Quote From: dex1977I too have resently seperated. My husband left our family in March 2005. It has been so hard on all of us. Kids(12 and 9) Sept. will be our 15th year of marriage. I dion't understand how he can say he still loves me but does not want to be with me. What does all this mean? I am comitted to my marriage. He said he would not take off his wedding ring and then the very next week he did take it off. I am trying to move on with my life but it is a long hard ride. I take things one day at a time but some days are soooo hard. How am I supposed to act around him? What does he want from me? How can I be just friends with him when I want more? I have so many questions and I don't know where to get answers. I can say that I put my marriage in the Lord's hands, because I just don't know what else to do. I can't fix our marriage by myself.
Any advise would be helpful. Thanks.
dex77@nc.rr.com
Hubby probably has someone waiting in the wings. Not really sure she wants him or she is married too so the winds change every week. This means he wants to have his cake and eat it too. Great deal for him.

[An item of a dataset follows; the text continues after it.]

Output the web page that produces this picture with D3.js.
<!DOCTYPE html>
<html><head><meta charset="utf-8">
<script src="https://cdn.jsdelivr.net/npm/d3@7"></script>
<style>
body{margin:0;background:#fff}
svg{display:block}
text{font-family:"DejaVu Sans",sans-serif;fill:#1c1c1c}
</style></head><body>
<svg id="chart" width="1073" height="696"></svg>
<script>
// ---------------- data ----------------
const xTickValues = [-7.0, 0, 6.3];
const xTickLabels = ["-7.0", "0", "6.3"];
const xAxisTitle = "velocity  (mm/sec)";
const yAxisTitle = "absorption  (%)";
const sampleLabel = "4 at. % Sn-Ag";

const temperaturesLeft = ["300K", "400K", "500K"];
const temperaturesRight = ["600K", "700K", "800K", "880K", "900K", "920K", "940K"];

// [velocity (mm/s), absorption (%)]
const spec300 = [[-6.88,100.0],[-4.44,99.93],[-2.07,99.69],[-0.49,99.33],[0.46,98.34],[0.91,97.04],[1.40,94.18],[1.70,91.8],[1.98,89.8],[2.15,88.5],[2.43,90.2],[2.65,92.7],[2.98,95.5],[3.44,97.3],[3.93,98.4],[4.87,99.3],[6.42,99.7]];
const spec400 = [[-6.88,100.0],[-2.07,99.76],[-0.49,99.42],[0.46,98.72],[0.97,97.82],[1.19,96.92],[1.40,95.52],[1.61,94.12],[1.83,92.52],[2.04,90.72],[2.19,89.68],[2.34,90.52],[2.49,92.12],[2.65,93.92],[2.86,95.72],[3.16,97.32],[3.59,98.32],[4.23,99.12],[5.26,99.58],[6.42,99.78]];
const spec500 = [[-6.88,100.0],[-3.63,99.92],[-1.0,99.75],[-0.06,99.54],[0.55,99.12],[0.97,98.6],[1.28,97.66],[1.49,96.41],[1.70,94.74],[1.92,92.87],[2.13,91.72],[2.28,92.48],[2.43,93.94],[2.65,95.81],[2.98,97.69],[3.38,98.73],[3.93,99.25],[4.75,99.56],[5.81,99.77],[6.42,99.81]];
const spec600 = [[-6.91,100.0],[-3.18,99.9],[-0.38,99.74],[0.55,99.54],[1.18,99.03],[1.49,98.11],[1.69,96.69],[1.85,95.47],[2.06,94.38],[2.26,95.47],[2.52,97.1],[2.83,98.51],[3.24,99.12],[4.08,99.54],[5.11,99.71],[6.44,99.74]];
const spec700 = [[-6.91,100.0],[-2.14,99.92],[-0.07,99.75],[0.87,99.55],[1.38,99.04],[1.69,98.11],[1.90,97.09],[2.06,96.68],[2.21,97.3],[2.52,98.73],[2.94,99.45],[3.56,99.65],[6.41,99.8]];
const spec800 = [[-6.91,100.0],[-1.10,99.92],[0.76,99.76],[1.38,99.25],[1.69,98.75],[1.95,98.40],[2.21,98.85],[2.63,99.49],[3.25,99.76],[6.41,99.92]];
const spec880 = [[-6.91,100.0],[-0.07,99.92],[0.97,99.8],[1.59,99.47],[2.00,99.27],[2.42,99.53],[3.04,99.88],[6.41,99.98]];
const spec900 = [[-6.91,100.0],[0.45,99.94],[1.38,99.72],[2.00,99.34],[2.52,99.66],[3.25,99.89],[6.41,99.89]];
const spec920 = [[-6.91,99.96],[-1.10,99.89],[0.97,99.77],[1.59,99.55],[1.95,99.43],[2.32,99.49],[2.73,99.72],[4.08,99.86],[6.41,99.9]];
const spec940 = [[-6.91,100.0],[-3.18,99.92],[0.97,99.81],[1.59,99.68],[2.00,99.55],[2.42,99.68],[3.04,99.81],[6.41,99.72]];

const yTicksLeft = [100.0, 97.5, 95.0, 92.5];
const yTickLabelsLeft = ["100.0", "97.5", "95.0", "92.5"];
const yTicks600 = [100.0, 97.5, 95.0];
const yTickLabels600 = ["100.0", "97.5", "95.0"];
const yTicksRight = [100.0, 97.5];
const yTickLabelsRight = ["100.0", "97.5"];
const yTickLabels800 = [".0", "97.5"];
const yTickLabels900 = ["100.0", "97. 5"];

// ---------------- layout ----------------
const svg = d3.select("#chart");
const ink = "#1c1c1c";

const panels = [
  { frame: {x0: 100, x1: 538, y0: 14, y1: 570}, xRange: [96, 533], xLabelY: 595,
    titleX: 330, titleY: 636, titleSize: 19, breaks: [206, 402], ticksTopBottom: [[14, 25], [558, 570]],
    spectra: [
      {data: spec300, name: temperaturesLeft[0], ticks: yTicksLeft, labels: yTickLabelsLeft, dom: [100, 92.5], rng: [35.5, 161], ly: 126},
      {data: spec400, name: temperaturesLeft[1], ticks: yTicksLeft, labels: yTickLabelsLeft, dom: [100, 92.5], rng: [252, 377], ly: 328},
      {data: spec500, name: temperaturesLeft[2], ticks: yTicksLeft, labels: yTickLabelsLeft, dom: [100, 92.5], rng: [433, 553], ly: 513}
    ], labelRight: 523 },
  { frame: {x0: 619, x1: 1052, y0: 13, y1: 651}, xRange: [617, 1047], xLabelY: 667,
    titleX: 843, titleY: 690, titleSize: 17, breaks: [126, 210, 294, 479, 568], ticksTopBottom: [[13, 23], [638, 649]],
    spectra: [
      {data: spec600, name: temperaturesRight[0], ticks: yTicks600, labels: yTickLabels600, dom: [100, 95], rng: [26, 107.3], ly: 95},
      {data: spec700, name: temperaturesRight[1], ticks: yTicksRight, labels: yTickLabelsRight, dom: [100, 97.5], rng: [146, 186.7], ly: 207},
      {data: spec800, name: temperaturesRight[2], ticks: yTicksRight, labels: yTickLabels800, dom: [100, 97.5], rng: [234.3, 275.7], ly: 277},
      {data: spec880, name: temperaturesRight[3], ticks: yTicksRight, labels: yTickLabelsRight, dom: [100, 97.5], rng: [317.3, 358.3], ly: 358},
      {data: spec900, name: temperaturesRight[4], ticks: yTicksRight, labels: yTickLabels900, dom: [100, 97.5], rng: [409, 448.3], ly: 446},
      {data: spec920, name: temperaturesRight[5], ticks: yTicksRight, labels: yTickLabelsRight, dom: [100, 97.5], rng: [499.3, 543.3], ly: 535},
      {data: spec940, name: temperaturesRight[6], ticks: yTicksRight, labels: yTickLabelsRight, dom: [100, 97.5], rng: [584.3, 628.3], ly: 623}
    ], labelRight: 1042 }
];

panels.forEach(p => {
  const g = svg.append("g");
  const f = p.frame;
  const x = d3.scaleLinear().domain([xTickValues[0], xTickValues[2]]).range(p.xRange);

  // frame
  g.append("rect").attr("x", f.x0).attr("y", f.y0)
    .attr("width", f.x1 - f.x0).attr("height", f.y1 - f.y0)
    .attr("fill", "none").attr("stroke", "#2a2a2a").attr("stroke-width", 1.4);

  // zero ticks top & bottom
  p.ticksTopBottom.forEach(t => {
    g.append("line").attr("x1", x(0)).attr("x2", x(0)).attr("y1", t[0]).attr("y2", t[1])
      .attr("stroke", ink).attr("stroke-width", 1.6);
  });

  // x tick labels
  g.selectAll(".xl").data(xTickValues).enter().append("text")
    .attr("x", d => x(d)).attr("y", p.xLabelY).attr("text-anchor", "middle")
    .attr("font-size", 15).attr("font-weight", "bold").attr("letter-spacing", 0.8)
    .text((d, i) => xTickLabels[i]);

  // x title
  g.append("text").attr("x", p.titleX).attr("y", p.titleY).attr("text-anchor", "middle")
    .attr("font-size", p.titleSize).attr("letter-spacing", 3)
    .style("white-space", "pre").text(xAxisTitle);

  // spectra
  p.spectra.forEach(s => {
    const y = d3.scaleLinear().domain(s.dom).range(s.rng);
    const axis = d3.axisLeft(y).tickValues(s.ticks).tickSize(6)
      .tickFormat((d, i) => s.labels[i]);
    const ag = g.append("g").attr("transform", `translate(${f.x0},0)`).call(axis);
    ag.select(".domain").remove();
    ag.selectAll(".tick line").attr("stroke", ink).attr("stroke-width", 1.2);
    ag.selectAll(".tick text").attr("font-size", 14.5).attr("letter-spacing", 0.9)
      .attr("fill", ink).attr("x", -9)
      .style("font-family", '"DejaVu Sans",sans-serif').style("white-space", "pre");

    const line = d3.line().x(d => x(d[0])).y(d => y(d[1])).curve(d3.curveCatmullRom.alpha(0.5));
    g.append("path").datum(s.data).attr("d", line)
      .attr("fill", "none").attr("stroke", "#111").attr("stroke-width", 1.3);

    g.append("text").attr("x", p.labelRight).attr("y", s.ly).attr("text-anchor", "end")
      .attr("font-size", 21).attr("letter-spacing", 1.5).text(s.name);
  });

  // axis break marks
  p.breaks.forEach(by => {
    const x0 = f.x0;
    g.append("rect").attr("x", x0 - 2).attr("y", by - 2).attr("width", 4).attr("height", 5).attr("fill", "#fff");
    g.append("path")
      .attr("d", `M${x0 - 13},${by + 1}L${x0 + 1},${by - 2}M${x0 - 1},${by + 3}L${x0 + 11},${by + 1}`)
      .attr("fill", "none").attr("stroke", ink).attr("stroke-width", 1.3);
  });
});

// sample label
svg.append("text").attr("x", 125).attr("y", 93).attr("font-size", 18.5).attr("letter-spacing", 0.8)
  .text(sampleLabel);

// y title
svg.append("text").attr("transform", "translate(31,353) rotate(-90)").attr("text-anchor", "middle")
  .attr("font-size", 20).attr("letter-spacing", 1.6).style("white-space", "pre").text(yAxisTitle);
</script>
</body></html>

Hell for you and the kids.
I do not think you owe him ANY of your time. Find something else to do. No affair though. Exercise, volunteer, dinner with friends, something like that. Get a third party to assist with connecting him and the kids, if he has the time. Keep conversations short and relevant. Do not wander down memory lane. You need emotional and physical distance if you are to heal. And when you quit being so available hubby will be very shocked. He is counting on your good nature to keep his options open.
You will never have all the answers you want. Don't think he knows himself. Yes, it is a long ride. Two years at least.
No, you cannot fix your marriage alone and must face the fact that your husband may not really want to help. Faith will be your greatest asset.